THE RECORDS:

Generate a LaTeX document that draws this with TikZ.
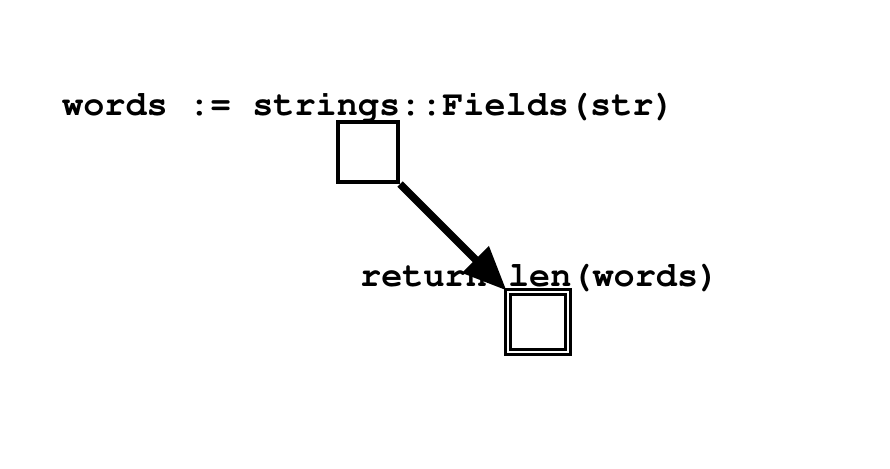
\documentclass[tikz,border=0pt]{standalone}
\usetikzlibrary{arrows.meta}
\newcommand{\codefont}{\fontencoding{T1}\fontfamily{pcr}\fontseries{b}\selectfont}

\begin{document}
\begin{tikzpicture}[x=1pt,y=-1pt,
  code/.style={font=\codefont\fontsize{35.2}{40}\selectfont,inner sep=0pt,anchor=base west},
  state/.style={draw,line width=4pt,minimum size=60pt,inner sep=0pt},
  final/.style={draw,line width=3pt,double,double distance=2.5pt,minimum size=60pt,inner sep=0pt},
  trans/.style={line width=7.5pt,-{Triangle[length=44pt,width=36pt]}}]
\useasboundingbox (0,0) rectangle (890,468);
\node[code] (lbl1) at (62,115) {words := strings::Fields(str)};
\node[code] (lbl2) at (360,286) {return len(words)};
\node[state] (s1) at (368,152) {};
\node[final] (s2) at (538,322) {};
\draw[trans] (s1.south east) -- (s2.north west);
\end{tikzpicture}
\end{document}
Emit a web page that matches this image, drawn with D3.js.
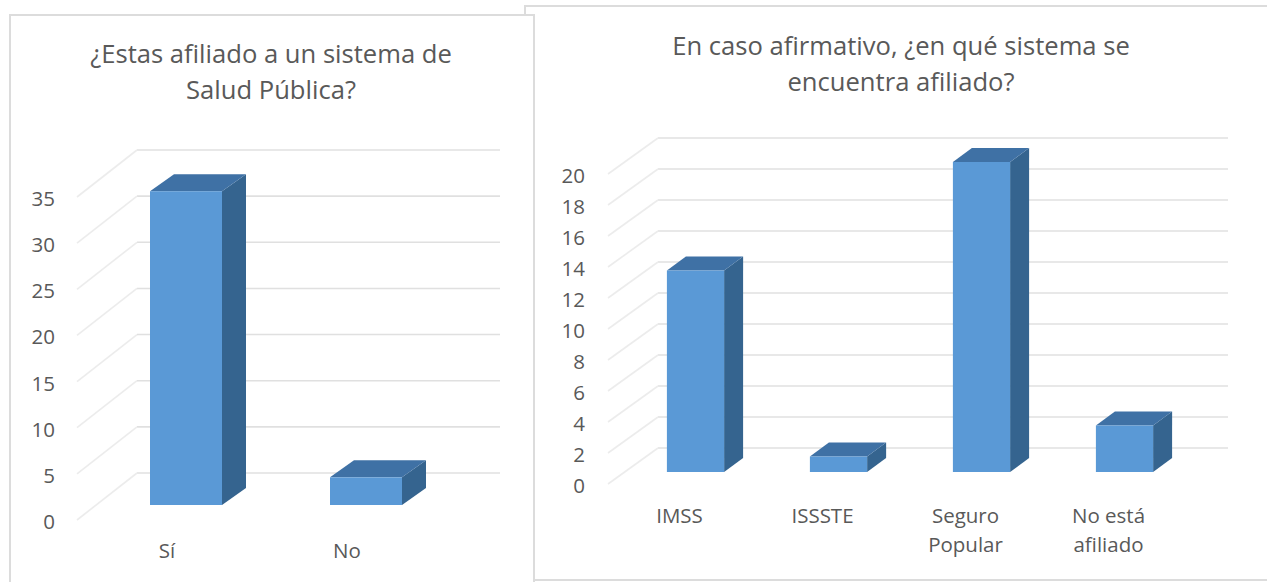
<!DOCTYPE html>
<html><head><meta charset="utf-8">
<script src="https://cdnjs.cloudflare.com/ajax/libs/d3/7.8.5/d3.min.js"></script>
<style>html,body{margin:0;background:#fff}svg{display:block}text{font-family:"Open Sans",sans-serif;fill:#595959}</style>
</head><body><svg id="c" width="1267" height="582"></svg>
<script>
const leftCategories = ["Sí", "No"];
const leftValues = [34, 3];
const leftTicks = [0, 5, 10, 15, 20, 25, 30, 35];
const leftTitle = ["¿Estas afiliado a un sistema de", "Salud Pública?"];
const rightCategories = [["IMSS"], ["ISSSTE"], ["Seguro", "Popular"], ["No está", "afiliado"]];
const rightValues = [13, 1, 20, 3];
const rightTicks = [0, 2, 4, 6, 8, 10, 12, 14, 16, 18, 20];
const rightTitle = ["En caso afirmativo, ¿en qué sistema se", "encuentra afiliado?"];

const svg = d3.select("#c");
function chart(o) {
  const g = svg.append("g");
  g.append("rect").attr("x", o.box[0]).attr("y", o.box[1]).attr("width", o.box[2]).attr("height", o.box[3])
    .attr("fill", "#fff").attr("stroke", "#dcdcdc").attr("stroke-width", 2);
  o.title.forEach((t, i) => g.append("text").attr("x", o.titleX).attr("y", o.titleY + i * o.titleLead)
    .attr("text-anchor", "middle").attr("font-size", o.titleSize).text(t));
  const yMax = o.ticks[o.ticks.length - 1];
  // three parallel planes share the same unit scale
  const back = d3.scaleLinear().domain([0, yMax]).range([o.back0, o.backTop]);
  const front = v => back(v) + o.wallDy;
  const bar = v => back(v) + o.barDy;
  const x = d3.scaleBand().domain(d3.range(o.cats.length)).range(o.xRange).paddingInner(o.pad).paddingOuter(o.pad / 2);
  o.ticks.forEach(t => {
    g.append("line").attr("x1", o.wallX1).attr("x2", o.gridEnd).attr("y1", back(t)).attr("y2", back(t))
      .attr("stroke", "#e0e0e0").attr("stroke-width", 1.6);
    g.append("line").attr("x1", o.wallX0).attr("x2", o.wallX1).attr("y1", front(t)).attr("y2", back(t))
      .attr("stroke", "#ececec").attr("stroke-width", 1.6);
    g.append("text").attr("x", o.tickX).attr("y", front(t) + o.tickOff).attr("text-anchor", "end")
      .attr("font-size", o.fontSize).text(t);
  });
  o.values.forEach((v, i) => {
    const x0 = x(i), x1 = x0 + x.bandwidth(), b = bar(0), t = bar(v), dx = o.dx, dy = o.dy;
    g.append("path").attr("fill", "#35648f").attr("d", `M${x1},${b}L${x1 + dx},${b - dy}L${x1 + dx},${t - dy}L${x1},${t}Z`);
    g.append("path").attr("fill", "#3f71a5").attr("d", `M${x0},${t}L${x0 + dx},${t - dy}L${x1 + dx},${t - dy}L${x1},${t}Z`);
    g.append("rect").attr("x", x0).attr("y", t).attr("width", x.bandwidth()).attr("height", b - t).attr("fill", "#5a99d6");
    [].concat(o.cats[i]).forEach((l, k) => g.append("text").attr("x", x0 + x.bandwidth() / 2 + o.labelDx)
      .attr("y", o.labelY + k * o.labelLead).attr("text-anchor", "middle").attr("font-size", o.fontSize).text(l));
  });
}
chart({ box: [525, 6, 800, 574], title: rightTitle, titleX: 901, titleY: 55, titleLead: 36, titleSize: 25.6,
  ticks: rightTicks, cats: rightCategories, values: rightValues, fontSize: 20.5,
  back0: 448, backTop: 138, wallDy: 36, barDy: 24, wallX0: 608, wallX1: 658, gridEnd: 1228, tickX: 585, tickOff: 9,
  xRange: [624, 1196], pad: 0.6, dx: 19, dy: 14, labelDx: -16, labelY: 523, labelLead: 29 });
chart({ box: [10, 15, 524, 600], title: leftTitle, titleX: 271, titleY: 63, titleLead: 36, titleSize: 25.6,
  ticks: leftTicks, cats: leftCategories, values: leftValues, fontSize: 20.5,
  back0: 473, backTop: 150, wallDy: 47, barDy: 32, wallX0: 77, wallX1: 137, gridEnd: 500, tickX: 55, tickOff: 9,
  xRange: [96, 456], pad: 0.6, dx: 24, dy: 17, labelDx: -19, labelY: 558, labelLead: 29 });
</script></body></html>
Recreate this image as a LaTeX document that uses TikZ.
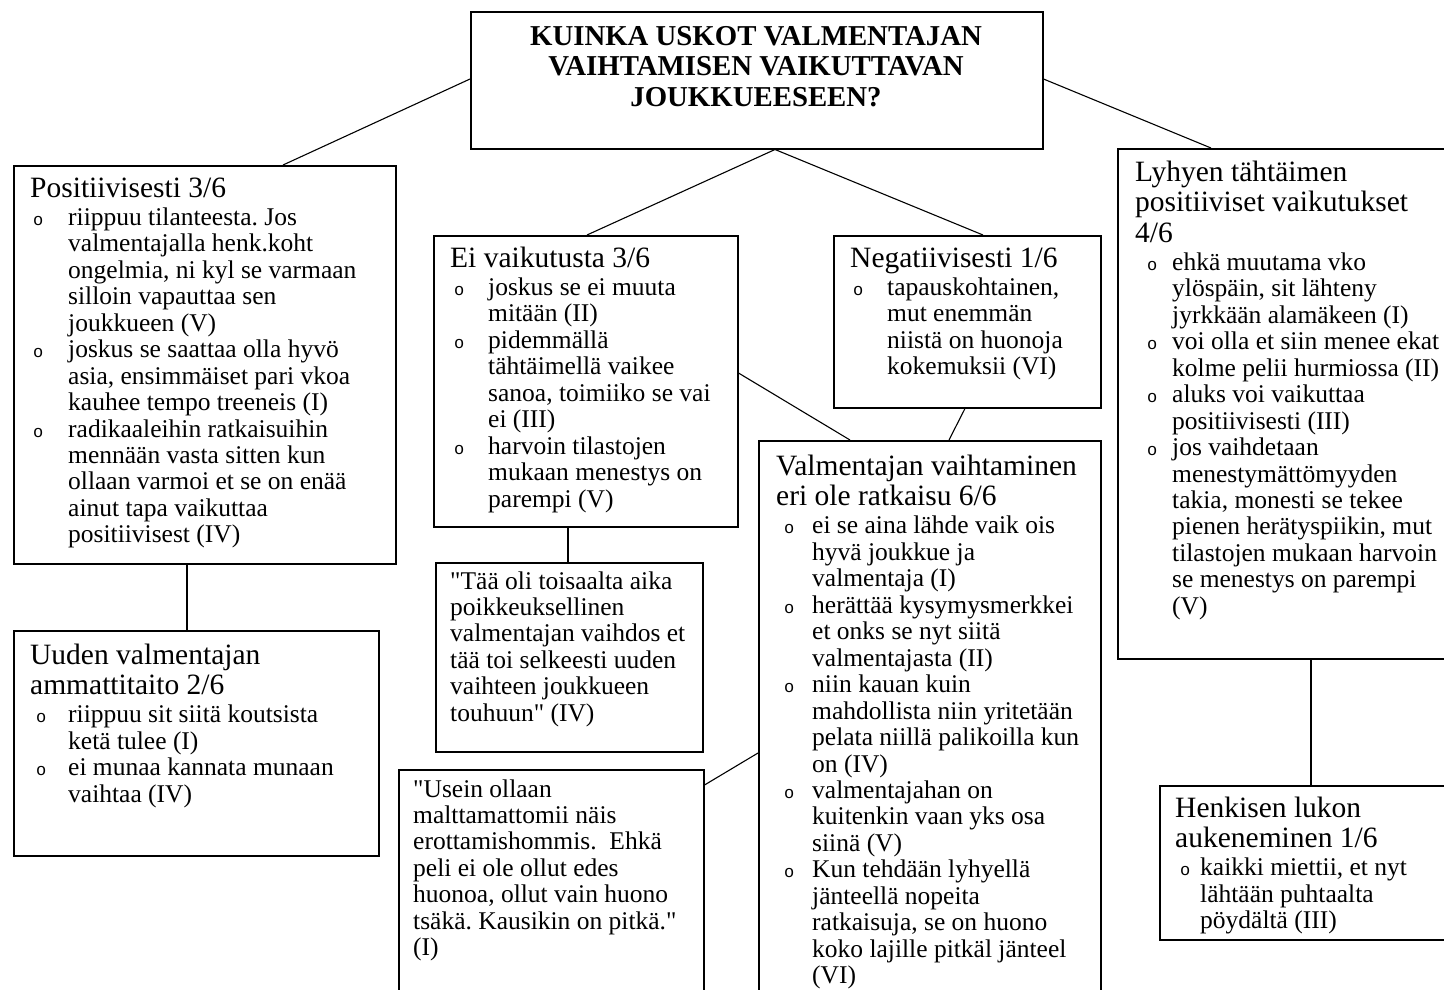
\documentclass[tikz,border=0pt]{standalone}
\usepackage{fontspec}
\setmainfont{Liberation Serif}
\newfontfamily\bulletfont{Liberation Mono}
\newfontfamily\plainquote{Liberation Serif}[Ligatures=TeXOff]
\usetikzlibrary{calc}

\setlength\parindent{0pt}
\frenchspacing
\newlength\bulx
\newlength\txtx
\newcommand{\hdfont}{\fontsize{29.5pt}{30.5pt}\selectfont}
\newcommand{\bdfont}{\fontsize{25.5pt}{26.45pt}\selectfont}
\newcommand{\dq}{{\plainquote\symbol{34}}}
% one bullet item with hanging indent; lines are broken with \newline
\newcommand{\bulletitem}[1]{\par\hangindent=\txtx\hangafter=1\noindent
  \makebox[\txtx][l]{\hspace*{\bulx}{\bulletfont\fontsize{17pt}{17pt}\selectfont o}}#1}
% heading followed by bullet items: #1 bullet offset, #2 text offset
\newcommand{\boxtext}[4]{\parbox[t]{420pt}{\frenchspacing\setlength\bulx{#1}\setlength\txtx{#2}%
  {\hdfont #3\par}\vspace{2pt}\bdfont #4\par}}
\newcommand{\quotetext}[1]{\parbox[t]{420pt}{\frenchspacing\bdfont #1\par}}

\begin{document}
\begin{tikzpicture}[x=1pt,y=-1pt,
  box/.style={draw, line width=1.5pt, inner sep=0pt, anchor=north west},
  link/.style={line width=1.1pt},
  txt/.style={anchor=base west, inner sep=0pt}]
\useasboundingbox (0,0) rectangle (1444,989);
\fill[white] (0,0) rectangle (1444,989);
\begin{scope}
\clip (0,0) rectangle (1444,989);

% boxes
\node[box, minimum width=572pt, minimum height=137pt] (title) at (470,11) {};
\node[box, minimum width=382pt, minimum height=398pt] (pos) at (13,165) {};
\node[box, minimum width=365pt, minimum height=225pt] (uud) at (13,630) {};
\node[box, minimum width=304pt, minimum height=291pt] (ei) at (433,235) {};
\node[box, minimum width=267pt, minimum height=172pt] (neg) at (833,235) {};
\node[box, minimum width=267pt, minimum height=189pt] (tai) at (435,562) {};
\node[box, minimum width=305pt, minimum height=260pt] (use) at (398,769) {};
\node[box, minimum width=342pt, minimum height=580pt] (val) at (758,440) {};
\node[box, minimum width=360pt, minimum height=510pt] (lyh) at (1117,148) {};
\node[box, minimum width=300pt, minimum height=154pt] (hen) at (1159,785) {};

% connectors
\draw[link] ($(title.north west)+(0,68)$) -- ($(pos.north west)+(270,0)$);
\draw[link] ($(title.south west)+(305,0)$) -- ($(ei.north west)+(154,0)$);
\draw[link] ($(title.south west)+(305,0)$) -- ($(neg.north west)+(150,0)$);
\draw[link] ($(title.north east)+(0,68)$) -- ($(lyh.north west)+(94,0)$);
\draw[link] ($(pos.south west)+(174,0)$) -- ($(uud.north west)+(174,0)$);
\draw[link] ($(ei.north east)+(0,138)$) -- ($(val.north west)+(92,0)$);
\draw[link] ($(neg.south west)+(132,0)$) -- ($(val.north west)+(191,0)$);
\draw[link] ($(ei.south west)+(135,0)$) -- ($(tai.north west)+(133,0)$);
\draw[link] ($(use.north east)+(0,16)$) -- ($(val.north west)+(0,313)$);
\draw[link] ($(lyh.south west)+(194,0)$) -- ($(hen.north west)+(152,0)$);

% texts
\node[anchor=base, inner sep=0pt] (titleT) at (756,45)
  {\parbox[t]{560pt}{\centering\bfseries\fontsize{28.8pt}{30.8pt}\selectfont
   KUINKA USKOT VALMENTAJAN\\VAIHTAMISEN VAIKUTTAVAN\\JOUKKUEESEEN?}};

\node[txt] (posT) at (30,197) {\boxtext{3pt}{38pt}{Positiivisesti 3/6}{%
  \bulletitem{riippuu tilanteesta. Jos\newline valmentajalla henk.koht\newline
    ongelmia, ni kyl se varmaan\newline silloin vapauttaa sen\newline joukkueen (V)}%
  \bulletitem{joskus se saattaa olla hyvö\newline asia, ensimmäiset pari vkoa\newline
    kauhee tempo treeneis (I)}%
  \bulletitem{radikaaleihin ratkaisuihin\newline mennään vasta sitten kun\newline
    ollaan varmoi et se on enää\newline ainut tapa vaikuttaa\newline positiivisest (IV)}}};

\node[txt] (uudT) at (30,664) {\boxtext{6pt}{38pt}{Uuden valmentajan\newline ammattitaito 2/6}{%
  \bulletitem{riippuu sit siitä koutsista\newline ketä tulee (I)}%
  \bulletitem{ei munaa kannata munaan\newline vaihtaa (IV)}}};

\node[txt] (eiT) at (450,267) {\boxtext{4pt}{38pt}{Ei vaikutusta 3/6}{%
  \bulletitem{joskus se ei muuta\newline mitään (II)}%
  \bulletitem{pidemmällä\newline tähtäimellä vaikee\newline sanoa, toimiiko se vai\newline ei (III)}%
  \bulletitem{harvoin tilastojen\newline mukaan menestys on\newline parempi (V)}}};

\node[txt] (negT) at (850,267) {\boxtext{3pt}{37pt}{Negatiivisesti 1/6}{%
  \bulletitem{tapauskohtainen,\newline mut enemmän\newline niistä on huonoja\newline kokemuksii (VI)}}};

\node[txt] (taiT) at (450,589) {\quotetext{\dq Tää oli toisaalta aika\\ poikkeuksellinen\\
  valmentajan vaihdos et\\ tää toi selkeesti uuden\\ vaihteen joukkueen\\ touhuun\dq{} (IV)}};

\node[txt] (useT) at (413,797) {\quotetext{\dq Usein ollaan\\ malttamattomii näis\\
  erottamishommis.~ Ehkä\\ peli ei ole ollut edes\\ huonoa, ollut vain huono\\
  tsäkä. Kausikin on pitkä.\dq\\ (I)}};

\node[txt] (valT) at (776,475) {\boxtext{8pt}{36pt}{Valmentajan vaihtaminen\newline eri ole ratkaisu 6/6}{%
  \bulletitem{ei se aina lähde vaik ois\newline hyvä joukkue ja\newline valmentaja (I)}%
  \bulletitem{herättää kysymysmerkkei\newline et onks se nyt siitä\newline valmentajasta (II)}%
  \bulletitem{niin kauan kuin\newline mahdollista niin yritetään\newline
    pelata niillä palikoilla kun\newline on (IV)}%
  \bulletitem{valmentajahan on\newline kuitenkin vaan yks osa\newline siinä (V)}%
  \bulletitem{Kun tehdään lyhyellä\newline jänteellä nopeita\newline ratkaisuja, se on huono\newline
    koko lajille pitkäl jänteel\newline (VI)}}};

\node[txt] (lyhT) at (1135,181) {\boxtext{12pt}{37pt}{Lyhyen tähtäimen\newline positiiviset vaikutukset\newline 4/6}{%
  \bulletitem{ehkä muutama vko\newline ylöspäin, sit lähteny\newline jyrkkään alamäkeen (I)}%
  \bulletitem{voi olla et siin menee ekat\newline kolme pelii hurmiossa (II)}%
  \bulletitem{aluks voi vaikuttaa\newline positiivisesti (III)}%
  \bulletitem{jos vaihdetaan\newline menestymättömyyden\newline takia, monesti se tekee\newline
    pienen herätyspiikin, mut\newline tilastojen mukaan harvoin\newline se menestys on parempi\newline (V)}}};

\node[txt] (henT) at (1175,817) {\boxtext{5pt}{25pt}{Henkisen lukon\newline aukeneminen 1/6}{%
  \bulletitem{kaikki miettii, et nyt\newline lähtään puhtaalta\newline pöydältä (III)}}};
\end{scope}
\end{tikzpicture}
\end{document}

WHAT IS BEING ASKED:
Copy each line containing the word "that" from the data.

COMPLETE RESPONSE:
Generate a LaTeX document that draws this with TikZ.
Emit a web page that matches this image, drawn with D3.js.
Recreate this image as a LaTeX document that uses TikZ.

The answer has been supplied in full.